Write the data below out exactly as it stands. Do not include the pictures.

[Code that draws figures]
>>>>>

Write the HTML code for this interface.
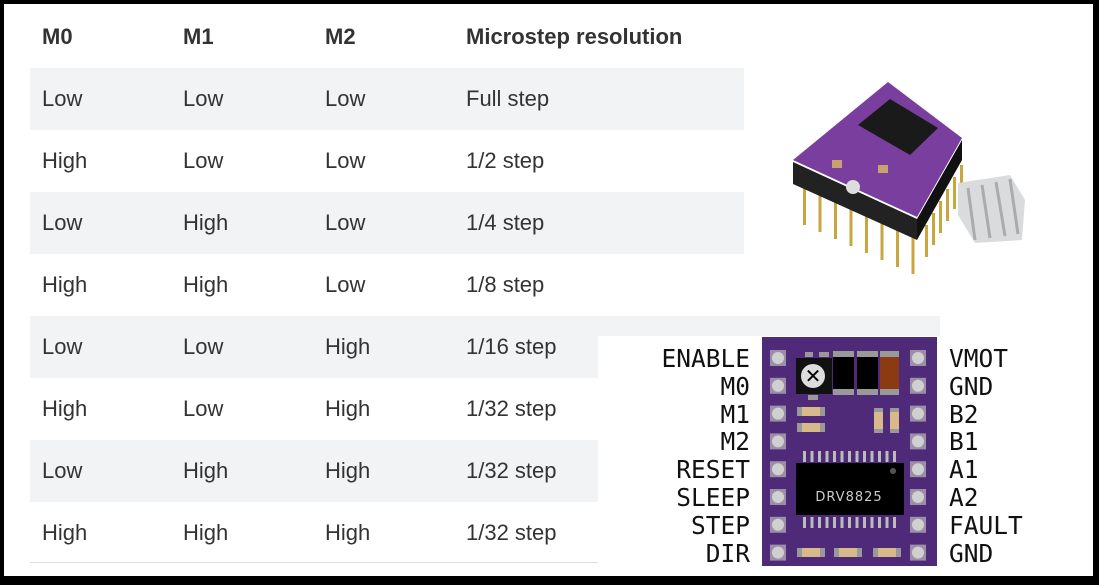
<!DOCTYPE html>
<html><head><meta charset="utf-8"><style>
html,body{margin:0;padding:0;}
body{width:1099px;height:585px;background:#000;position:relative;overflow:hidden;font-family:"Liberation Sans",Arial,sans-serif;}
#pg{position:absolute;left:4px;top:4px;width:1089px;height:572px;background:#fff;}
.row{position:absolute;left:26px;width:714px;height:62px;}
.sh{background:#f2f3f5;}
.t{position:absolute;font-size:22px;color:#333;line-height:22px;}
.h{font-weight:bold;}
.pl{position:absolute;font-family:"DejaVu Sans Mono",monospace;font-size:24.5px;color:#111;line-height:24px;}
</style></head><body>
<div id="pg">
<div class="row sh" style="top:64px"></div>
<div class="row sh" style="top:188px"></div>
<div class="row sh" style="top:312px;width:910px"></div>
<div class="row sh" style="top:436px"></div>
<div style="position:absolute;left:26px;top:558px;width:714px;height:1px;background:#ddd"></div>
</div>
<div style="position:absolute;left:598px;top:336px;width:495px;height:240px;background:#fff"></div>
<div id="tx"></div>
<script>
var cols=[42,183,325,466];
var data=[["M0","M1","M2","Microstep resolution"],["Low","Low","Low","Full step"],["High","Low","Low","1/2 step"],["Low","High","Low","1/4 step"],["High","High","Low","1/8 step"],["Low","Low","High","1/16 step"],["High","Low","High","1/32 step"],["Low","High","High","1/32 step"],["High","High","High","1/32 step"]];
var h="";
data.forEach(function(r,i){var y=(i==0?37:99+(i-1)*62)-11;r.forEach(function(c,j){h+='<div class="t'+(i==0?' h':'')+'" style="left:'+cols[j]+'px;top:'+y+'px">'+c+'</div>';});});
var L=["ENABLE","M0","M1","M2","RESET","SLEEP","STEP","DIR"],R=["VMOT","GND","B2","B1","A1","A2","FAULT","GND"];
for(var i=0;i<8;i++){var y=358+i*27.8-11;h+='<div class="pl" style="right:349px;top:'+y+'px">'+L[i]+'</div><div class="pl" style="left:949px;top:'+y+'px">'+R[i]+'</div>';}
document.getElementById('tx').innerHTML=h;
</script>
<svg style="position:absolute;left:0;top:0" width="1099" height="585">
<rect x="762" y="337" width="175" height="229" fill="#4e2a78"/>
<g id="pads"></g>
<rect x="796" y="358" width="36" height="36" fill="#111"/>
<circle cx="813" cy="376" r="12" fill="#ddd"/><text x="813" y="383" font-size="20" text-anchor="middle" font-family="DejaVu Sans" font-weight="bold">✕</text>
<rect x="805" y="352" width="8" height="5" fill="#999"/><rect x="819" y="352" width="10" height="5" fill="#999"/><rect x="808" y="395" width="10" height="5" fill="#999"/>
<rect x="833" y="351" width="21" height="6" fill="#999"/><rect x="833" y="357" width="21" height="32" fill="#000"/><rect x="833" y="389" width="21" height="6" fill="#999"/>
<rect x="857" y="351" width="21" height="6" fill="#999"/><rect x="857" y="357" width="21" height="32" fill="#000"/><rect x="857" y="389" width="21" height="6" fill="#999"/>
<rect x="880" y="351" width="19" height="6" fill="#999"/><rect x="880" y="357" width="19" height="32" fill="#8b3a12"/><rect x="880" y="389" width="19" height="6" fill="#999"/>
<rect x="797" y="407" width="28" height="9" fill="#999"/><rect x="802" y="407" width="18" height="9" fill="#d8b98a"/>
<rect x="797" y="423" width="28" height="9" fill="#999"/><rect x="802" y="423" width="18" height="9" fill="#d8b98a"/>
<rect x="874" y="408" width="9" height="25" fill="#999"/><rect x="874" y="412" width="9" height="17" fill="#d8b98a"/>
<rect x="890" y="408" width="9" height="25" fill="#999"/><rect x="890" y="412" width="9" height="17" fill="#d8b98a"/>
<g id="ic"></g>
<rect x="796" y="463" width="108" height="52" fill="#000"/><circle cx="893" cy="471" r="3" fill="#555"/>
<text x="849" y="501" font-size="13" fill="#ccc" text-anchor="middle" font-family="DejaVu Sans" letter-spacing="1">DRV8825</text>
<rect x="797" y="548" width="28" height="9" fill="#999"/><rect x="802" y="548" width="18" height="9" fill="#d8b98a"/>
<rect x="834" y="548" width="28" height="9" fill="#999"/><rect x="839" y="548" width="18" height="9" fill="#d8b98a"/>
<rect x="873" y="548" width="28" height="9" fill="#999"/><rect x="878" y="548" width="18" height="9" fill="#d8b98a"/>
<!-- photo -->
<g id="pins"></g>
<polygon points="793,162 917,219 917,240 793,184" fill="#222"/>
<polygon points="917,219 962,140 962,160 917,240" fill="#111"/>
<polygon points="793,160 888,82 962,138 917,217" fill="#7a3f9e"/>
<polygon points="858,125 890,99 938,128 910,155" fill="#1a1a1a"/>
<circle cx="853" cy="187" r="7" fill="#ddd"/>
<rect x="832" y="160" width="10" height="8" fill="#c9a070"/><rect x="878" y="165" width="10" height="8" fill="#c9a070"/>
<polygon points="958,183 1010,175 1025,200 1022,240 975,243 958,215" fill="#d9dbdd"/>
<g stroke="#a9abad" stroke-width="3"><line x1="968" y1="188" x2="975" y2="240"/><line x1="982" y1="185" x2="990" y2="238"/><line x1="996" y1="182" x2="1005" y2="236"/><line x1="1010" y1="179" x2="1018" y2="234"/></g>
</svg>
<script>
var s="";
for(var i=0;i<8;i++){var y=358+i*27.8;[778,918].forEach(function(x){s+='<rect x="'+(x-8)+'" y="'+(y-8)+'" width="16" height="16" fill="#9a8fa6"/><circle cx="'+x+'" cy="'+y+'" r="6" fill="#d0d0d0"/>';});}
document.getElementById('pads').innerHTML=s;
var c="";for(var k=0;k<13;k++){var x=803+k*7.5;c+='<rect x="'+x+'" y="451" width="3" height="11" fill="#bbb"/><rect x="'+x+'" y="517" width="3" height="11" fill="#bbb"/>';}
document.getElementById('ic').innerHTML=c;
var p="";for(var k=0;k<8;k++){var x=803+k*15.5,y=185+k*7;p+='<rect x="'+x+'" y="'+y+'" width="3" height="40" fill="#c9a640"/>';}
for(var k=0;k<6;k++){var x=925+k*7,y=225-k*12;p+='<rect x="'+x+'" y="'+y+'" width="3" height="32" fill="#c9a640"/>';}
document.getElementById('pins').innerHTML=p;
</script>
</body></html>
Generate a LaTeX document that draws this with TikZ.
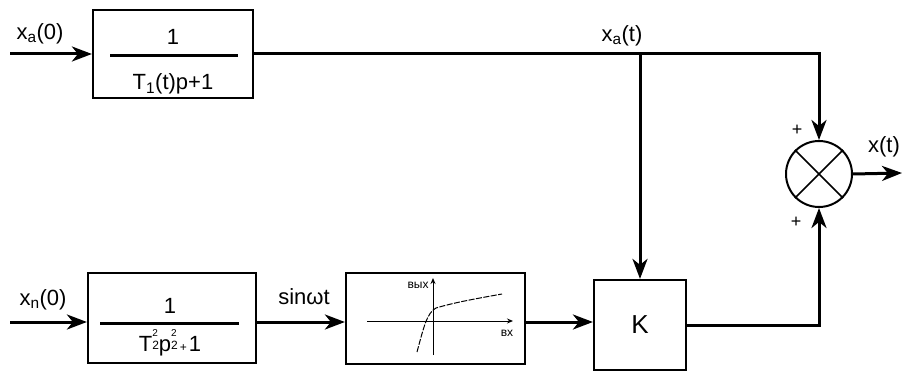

<<<<<

EXPECTED ANSWER ▸
Write the HTML code for this interface.
<!DOCTYPE html>
<html><head><meta charset="utf-8"><style>
html,body{margin:0;padding:0;}
body{width:1099px;height:585px;background:#000;position:relative;overflow:hidden;font-family:"Liberation Sans",Arial,sans-serif;}
#pg{position:absolute;left:4px;top:4px;width:1089px;height:572px;background:#fff;}
.row{position:absolute;left:26px;width:714px;height:62px;}
.sh{background:#f2f3f5;}
.t{position:absolute;font-size:22px;color:#333;line-height:22px;}
.h{font-weight:bold;}
.pl{position:absolute;font-family:"DejaVu Sans Mono",monospace;font-size:24.5px;color:#111;line-height:24px;}
</style></head><body>
<div id="pg">
<div class="row sh" style="top:64px"></div>
<div class="row sh" style="top:188px"></div>
<div class="row sh" style="top:312px;width:910px"></div>
<div class="row sh" style="top:436px"></div>
<div style="position:absolute;left:26px;top:558px;width:714px;height:1px;background:#ddd"></div>
</div>
<div style="position:absolute;left:598px;top:336px;width:495px;height:240px;background:#fff"></div>
<div id="tx"></div>
<script>
var cols=[42,183,325,466];
var data=[["M0","M1","M2","Microstep resolution"],["Low","Low","Low","Full step"],["High","Low","Low","1/2 step"],["Low","High","Low","1/4 step"],["High","High","Low","1/8 step"],["Low","Low","High","1/16 step"],["High","Low","High","1/32 step"],["Low","High","High","1/32 step"],["High","High","High","1/32 step"]];
var h="";
data.forEach(function(r,i){var y=(i==0?37:99+(i-1)*62)-11;r.forEach(function(c,j){h+='<div class="t'+(i==0?' h':'')+'" style="left:'+cols[j]+'px;top:'+y+'px">'+c+'</div>';});});
var L=["ENABLE","M0","M1","M2","RESET","SLEEP","STEP","DIR"],R=["VMOT","GND","B2","B1","A1","A2","FAULT","GND"];
for(var i=0;i<8;i++){var y=358+i*27.8-11;h+='<div class="pl" style="right:349px;top:'+y+'px">'+L[i]+'</div><div class="pl" style="left:949px;top:'+y+'px">'+R[i]+'</div>';}
document.getElementById('tx').innerHTML=h;
</script>
<svg style="position:absolute;left:0;top:0" width="1099" height="585">
<rect x="762" y="337" width="175" height="229" fill="#4e2a78"/>
<g id="pads"></g>
<rect x="796" y="358" width="36" height="36" fill="#111"/>
<circle cx="813" cy="376" r="12" fill="#ddd"/><text x="813" y="383" font-size="20" text-anchor="middle" font-family="DejaVu Sans" font-weight="bold">✕</text>
<rect x="805" y="352" width="8" height="5" fill="#999"/><rect x="819" y="352" width="10" height="5" fill="#999"/><rect x="808" y="395" width="10" height="5" fill="#999"/>
<rect x="833" y="351" width="21" height="6" fill="#999"/><rect x="833" y="357" width="21" height="32" fill="#000"/><rect x="833" y="389" width="21" height="6" fill="#999"/>
<rect x="857" y="351" width="21" height="6" fill="#999"/><rect x="857" y="357" width="21" height="32" fill="#000"/><rect x="857" y="389" width="21" height="6" fill="#999"/>
<rect x="880" y="351" width="19" height="6" fill="#999"/><rect x="880" y="357" width="19" height="32" fill="#8b3a12"/><rect x="880" y="389" width="19" height="6" fill="#999"/>
<rect x="797" y="407" width="28" height="9" fill="#999"/><rect x="802" y="407" width="18" height="9" fill="#d8b98a"/>
<rect x="797" y="423" width="28" height="9" fill="#999"/><rect x="802" y="423" width="18" height="9" fill="#d8b98a"/>
<rect x="874" y="408" width="9" height="25" fill="#999"/><rect x="874" y="412" width="9" height="17" fill="#d8b98a"/>
<rect x="890" y="408" width="9" height="25" fill="#999"/><rect x="890" y="412" width="9" height="17" fill="#d8b98a"/>
<g id="ic"></g>
<rect x="796" y="463" width="108" height="52" fill="#000"/><circle cx="893" cy="471" r="3" fill="#555"/>
<text x="849" y="501" font-size="13" fill="#ccc" text-anchor="middle" font-family="DejaVu Sans" letter-spacing="1">DRV8825</text>
<rect x="797" y="548" width="28" height="9" fill="#999"/><rect x="802" y="548" width="18" height="9" fill="#d8b98a"/>
<rect x="834" y="548" width="28" height="9" fill="#999"/><rect x="839" y="548" width="18" height="9" fill="#d8b98a"/>
<rect x="873" y="548" width="28" height="9" fill="#999"/><rect x="878" y="548" width="18" height="9" fill="#d8b98a"/>
<!-- photo -->
<g id="pins"></g>
<polygon points="793,162 917,219 917,240 793,184" fill="#222"/>
<polygon points="917,219 962,140 962,160 917,240" fill="#111"/>
<polygon points="793,160 888,82 962,138 917,217" fill="#7a3f9e"/>
<polygon points="858,125 890,99 938,128 910,155" fill="#1a1a1a"/>
<circle cx="853" cy="187" r="7" fill="#ddd"/>
<rect x="832" y="160" width="10" height="8" fill="#c9a070"/><rect x="878" y="165" width="10" height="8" fill="#c9a070"/>
<polygon points="958,183 1010,175 1025,200 1022,240 975,243 958,215" fill="#d9dbdd"/>
<g stroke="#a9abad" stroke-width="3"><line x1="968" y1="188" x2="975" y2="240"/><line x1="982" y1="185" x2="990" y2="238"/><line x1="996" y1="182" x2="1005" y2="236"/><line x1="1010" y1="179" x2="1018" y2="234"/></g>
</svg>
<script>
var s="";
for(var i=0;i<8;i++){var y=358+i*27.8;[778,918].forEach(function(x){s+='<rect x="'+(x-8)+'" y="'+(y-8)+'" width="16" height="16" fill="#9a8fa6"/><circle cx="'+x+'" cy="'+y+'" r="6" fill="#d0d0d0"/>';});}
document.getElementById('pads').innerHTML=s;
var c="";for(var k=0;k<13;k++){var x=803+k*7.5;c+='<rect x="'+x+'" y="451" width="3" height="11" fill="#bbb"/><rect x="'+x+'" y="517" width="3" height="11" fill="#bbb"/>';}
document.getElementById('ic').innerHTML=c;
var p="";for(var k=0;k<8;k++){var x=803+k*15.5,y=185+k*7;p+='<rect x="'+x+'" y="'+y+'" width="3" height="40" fill="#c9a640"/>';}
for(var k=0;k<6;k++){var x=925+k*7,y=225-k*12;p+='<rect x="'+x+'" y="'+y+'" width="3" height="32" fill="#c9a640"/>';}
document.getElementById('pins').innerHTML=p;
</script>
</body></html>
Generate a LaTeX document that draws this with TikZ.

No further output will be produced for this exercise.